See Section 14 of the Companies Act 2006:
If the registrar is satisfied that the requirements of this Act as to
registration are complied with, he shall register the documents
delivered to him.
The requirements are set out here. They are based on various documents being "delivered to" companies house, and various statements that those documents must contain. By way of Section 14 above, if documents containing those statements are delivered to Companies House, then it must unconditionally register the company.
We could form a counter-argument. One of the statements that must be on the application, under Section 9(5) is:
a statement of the intended address of the company's registered
office, which must be an appropriate address within the meaning given
by section 86(2)
The part in italics was only recently added to the Act, so it's possible that Companies House might take a different position going forward. The article you linked to is from before the change.
Section 86(2) defines an "appropriate address" as follows:
An address is an “appropriate address” if, in the ordinary course of
events — (a) a document addressed to the company, and delivered there
by hand or by post, would be expected to come to the attention of a
person acting on behalf of the company [...]
Taking all of the above, if the application uses someone else's address then it won't be an appropriate address, the requirements for registration will not have been met, and Companies House could refuse registration. It's not clear to me however that this gives Companies House the right to verify the accuracy of the address.

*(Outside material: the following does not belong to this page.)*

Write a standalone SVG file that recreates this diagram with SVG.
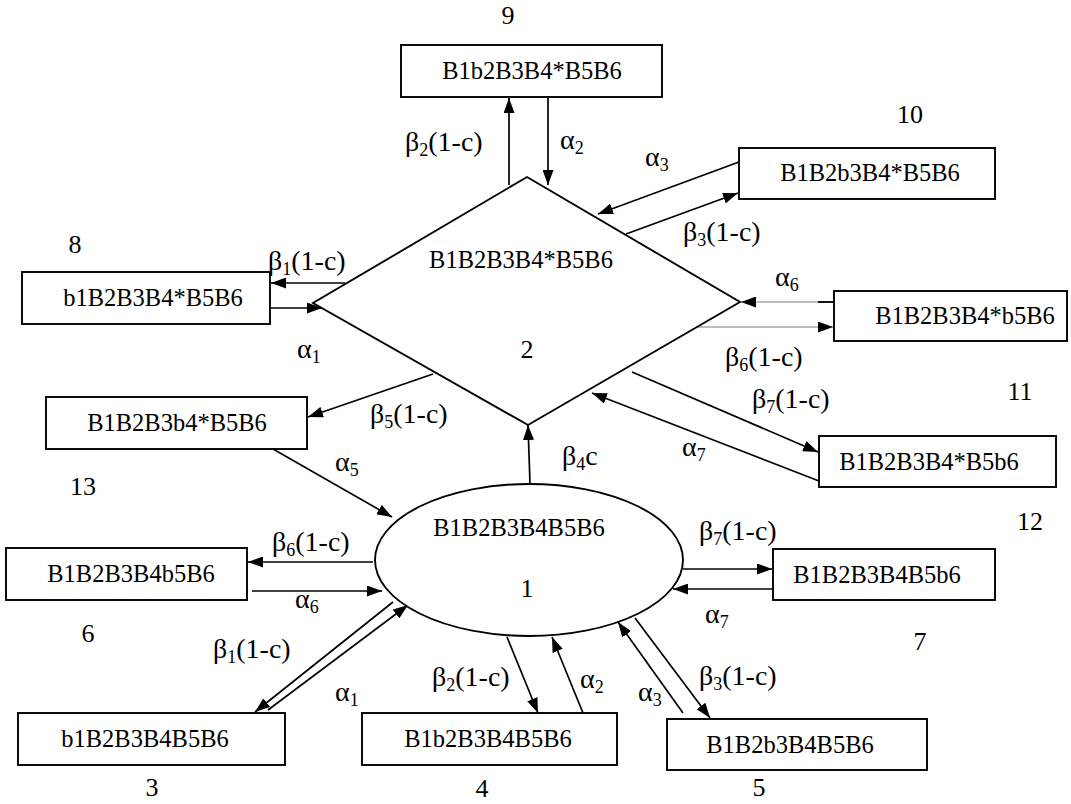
<svg xmlns="http://www.w3.org/2000/svg" width="1071" height="804" viewBox="0 0 1071 804">
<style>
  .shape{fill:#fff;stroke:#000;stroke-width:1.9}
  text{fill:#000;font-family:"Liberation Serif","Times New Roman",serif}
  .bt{font-size:24.5px;text-anchor:middle}
  .num{font-size:26px;text-anchor:middle}
  .lb{font-size:28px}
  .sub{font-size:18px}
  .c{stroke:#000;stroke-width:1.7;fill:none;marker-end:url(#ah)}
  .g{stroke:#a8a8a8;stroke-width:1.4;fill:none;marker-end:url(#ah)}
</style>
<defs>
  <marker id="ah" markerUnits="userSpaceOnUse" markerWidth="15" markerHeight="11" refX="15" refY="5.5" orient="auto">
    <path d="M0,0 L15,5.5 L0,11 z" fill="#000"/>
  </marker>
</defs>
<rect width="1071" height="804" fill="#fff"/>

<g id="connectors">
  <line class="c" x1="509" y1="185" x2="509" y2="98"/>
  <line class="c" x1="548" y1="97" x2="548" y2="185"/>
  <line class="c" x1="739" y1="162" x2="598" y2="214"/>
  <line class="c" x1="626" y1="234" x2="738" y2="193"/>
  <line class="c" x1="345" y1="283" x2="271" y2="283"/>
  <line class="c" x1="270" y1="308" x2="322" y2="308"/>
  <line class="g" x1="834" y1="302" x2="741" y2="302"/>
  <line x1="818" y1="302" x2="834" y2="302" stroke="#000" stroke-width="1.8"/>
  <line class="g" x1="698" y1="327" x2="833" y2="327"/>
  <line class="c" x1="632" y1="372" x2="818" y2="452"/>
  <line class="c" x1="819" y1="481" x2="592" y2="393"/>
  <line class="c" x1="433" y1="374" x2="308" y2="417"/>
  <line class="c" x1="273" y1="449" x2="392" y2="517"/>
  <line class="c" x1="530" y1="484" x2="528" y2="425"/>
  <line class="c" x1="373" y1="562" x2="248" y2="562"/>
  <line class="c" x1="252" y1="591" x2="382" y2="591"/>
  <line class="c" x1="393" y1="602" x2="255" y2="712"/>
  <line class="c" x1="268" y1="710" x2="408" y2="605"/>
  <line class="c" x1="507" y1="637" x2="538" y2="713"/>
  <line class="c" x1="583" y1="713" x2="552" y2="637"/>
  <line class="c" x1="683" y1="713" x2="618" y2="622"/>
  <line class="c" x1="635" y1="618" x2="710" y2="718"/>
  <line class="c" x1="683" y1="569" x2="772" y2="569"/>
  <line class="c" x1="773" y1="589" x2="673" y2="589"/>
</g>

<g id="node1">
  <ellipse class="shape" cx="529" cy="560" rx="154" ry="76"/>
  <text class="bt" x="519" y="536">B1B2B3B4B5B6</text>
  <text class="num" x="527" y="597">1</text>
</g>
<g id="node2">
  <polygon class="shape" points="527,177 740,302 528,425 313,303"/>
  <text class="bt" x="521" y="268">B1B2B3B4*B5B6</text>
  <text class="num" x="527" y="358">2</text>
</g>
<g id="node3">
  <rect class="shape" x="18" y="713" width="267" height="52"/>
  <text class="bt" x="145" y="747">b1B2B3B4B5B6</text>
  <text class="num" x="152" y="796">3</text>
</g>
<g id="node4">
  <rect class="shape" x="362" y="713" width="255" height="52"/>
  <text class="bt" x="488" y="747">B1b2B3B4B5B6</text>
  <text class="num" x="482" y="797">4</text>
</g>
<g id="node5">
  <rect class="shape" x="667" y="719" width="260" height="51"/>
  <text class="bt" x="790" y="753">B1B2b3B4B5B6</text>
  <text class="num" x="759" y="796">5</text>
</g>
<g id="node6">
  <rect class="shape" x="6" y="548" width="241" height="52"/>
  <text class="bt" x="131" y="582">B1B2B3B4b5B6</text>
  <text class="num" x="88" y="642">6</text>
</g>
<g id="node7">
  <rect class="shape" x="773" y="549" width="222" height="51"/>
  <text class="bt" x="877" y="583">B1B2B3B4B5b6</text>
  <text class="num" x="920" y="650">7</text>
</g>
<g id="node8">
  <rect class="shape" x="22" y="272" width="248" height="52"/>
  <text class="bt" x="153" y="306">b1B2B3B4*B5B6</text>
  <text class="num" x="75" y="253">8</text>
</g>
<g id="node9">
  <rect class="shape" x="401" y="45" width="261" height="52"/>
  <text class="bt" x="532" y="79">B1b2B3B4*B5B6</text>
  <text class="num" x="508" y="24">9</text>
</g>
<g id="node10">
  <rect class="shape" x="739" y="148" width="256" height="51"/>
  <text class="bt" x="870" y="181">B1B2b3B4*B5B6</text>
  <text class="num" x="910" y="123">10</text>
</g>
<g id="node11">
  <rect class="shape" x="834" y="291" width="233" height="50"/>
  <text class="bt" x="965" y="324">B1B2B3B4*b5B6</text>
  <text class="num" x="1020" y="400">11</text>
</g>
<g id="node12">
  <rect class="shape" x="819" y="436" width="237" height="51"/>
  <text class="bt" x="929" y="470">B1B2B3B4*B5b6</text>
  <text class="num" x="1030" y="530">12</text>
</g>
<g id="node13">
  <rect class="shape" x="46" y="397" width="261" height="52"/>
  <text class="bt" x="177" y="431">B1B2B3b4*B5B6</text>
  <text class="num" x="83" y="495">13</text>
</g>

<g id="labels">
  <text class="lb" x="405" y="151">β<tspan class="sub" dy="5">2</tspan><tspan dy="-5">(1-c)</tspan></text>
  <text class="lb" x="560" y="149">α<tspan class="sub" dy="5">2</tspan></text>
  <text class="lb" x="645" y="166">α<tspan class="sub" dy="5">3</tspan></text>
  <text class="lb" x="683" y="241">β<tspan class="sub" dy="5">3</tspan><tspan dy="-5">(1-c)</tspan></text>
  <text class="lb" x="268" y="270">β<tspan class="sub" dy="5">1</tspan><tspan dy="-5">(1-c)</tspan></text>
  <text class="lb" x="297" y="358">α<tspan class="sub" dy="5">1</tspan></text>
  <text class="lb" x="775" y="286">α<tspan class="sub" dy="5">6</tspan></text>
  <text class="lb" x="725" y="366">β<tspan class="sub" dy="5">6</tspan><tspan dy="-5">(1-c)</tspan></text>
  <text class="lb" x="752" y="408">β<tspan class="sub" dy="5">7</tspan><tspan dy="-5">(1-c)</tspan></text>
  <text class="lb" x="682" y="456">α<tspan class="sub" dy="5">7</tspan></text>
  <text class="lb" x="370" y="423">β<tspan class="sub" dy="5">5</tspan><tspan dy="-5">(1-c)</tspan></text>
  <text class="lb" x="335" y="471">α<tspan class="sub" dy="5">5</tspan></text>
  <text class="lb" x="562" y="465">β<tspan class="sub" dy="5">4</tspan><tspan dy="-5">c</tspan></text>
  <text class="lb" x="272" y="551">β<tspan class="sub" dy="5">6</tspan><tspan dy="-5">(1-c)</tspan></text>
  <text class="lb" x="295" y="608">α<tspan class="sub" dy="5">6</tspan></text>
  <text class="lb" x="213" y="658">β<tspan class="sub" dy="5">1</tspan><tspan dy="-5">(1-c)</tspan></text>
  <text class="lb" x="335" y="701">α<tspan class="sub" dy="5">1</tspan></text>
  <text class="lb" x="432" y="686">β<tspan class="sub" dy="5">2</tspan><tspan dy="-5">(1-c)</tspan></text>
  <text class="lb" x="580" y="688">α<tspan class="sub" dy="5">2</tspan></text>
  <text class="lb" x="638" y="701">α<tspan class="sub" dy="5">3</tspan></text>
  <text class="lb" x="699" y="685">β<tspan class="sub" dy="5">3</tspan><tspan dy="-5">(1-c)</tspan></text>
  <text class="lb" x="699" y="540">β<tspan class="sub" dy="5">7</tspan><tspan dy="-5">(1-c)</tspan></text>
  <text class="lb" x="705" y="623">α<tspan class="sub" dy="5">7</tspan></text>
</g>
</svg>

Regardless of whether they have the right to investigate, they certainly don't have the obligation. That's because of Section 13:
(1)The statement of compliance required to be delivered to the
registrar is a statement that the requirements of this Act as to
registration have been complied with.
(2)The registrar may accept the statement of compliance as sufficient
evidence of compliance.
The UK has a reputation for being a "business friendly" jurisdiction where there is relatively little red tape or expense involved in setting up a company. A big part of that is that the process of registration is straightforward, both for the new company and Companies House; it's essentially automated in most cases. This in turn enables Companies House to keep their fees extremely low. Prior to 1 May 2024, it only cost £12 to register a company. Even now it only costs £50. Those kinds of costs might be very difficult to maintain if Companies House had to take manual steps to verify information on each application it receives. I suspect this is the (non-legal) reason why they haven't implemented such a policy so far.